Alongside bountiful donations, numerous volunteers have also assisted with the project.

“Our team of volunteers– which goes from other railroad employees, to retired employees, to HVAC technicians– just the right people came about at the right time,” Lalevee said. “The age span is from 19 years old all the way to early 60s. It seemed like the right people showed up at the right time.” 

Bloom will be running the engine for future excursions. Little River Railroad is, according to their website, a “not-for-profit organization dedicated to the restoration and operation of historic railroad equipment,” while Indiana Northeastern Railroad owns and maintains the tracks running across Hillsdale and Branch counties. With these combined experiences, Bloom will be running the engine on the starting excursions. 

“The Indiana Northeastern Railroad Company is the freight operator of the line, so they’re the owners of the line. Little River Railroad and the NW300 groups are working together to do the trip itself,” Bloom said. “My work with the Little River Railroad has been for most of my life, it got me started and then I happened to stumble upon my career with Indiana Northeastern Railroad shortly after college, and I’ve been with them for 16 years now. So it just kind of happened.”

Before its renovation, the car was sitting in a private owner’s barn outside of Philadelphia since the 1990s, and was completely stripped of all furnishings due to mold and general deterioration, according to Lalevee.

“The carpet was destroyed and paint was peeling off the walls,” Lalevee said. “Mechanically, the car was inoperable.

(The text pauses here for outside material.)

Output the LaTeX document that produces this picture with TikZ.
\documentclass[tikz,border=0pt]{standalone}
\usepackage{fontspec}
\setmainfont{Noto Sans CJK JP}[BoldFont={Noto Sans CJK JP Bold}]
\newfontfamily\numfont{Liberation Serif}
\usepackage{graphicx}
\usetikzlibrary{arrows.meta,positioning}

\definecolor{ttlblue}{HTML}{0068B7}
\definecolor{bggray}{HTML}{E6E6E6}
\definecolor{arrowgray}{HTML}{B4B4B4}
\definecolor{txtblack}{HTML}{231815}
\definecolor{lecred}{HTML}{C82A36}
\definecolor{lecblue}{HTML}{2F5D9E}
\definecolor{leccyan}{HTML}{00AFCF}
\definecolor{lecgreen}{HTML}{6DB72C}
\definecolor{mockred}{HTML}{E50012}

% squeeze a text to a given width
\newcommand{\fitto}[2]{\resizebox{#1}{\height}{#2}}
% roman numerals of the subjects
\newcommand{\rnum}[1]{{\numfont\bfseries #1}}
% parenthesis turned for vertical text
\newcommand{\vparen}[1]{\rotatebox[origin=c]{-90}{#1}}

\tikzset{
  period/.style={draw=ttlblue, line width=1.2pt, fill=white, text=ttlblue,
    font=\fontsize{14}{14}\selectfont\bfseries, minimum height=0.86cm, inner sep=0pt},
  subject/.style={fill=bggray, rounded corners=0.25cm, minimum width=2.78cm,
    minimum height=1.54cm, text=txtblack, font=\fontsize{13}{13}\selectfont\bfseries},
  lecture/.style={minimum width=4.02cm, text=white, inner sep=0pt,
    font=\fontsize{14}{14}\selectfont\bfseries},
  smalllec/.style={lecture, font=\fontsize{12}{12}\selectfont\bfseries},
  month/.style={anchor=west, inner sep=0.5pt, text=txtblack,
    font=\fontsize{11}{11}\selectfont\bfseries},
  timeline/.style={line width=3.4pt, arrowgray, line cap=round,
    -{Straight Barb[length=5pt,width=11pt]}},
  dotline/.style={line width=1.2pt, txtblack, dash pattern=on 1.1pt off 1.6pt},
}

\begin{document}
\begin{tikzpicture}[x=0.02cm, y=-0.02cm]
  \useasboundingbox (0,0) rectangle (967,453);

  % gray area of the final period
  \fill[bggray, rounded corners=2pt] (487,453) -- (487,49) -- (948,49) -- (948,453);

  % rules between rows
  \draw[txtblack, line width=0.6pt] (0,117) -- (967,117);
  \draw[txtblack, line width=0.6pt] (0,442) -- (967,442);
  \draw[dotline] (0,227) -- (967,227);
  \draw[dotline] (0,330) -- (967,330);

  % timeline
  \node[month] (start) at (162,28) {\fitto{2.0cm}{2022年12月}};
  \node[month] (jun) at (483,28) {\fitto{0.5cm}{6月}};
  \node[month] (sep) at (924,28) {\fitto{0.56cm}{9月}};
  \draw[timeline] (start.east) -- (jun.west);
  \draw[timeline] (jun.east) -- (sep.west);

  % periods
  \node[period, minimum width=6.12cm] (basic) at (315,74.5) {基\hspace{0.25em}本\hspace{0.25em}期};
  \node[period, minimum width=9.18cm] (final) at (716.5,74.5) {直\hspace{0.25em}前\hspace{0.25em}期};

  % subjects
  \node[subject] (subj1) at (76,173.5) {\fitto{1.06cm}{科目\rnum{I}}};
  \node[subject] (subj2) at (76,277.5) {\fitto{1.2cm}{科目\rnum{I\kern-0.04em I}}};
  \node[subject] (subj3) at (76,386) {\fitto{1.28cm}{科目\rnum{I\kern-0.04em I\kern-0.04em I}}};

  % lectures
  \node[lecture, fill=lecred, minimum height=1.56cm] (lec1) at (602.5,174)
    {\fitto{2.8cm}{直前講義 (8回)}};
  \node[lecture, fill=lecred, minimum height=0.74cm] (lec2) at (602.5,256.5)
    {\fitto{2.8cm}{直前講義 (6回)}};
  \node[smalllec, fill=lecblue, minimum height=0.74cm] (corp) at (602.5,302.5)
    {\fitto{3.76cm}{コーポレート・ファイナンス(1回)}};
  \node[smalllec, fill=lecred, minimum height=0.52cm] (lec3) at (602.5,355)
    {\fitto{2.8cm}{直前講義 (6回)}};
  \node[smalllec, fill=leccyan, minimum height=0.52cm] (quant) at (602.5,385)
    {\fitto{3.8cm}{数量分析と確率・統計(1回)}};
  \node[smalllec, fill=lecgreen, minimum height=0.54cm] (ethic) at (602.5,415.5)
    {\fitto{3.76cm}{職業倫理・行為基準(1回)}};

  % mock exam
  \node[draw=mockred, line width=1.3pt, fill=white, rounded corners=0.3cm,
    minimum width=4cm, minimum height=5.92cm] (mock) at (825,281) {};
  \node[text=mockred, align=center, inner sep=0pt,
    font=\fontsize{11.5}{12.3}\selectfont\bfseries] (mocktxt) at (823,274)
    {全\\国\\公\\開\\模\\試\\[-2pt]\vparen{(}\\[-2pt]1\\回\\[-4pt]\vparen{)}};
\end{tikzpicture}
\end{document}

The car has an onboard generator, air conditioning system, and heating system and none of it worked.” 

Locals can enjoy an exclusive experience on the renovated train car.

Lalevee said he is hoping to have multiple trips this summer, running until October. Students, if interested, can expect to ride the rails this upcoming fall semester.

“Train travel in its heyday 70 years ago was a very luxurious thing,” Lalevee said. “Being able to ride 300 will give people the opportunity to ride in that first class luxury from years gone by, something you cannot do today on Amtrak. That’s what we are aiming to do, is to make it an experience that they will not forget.”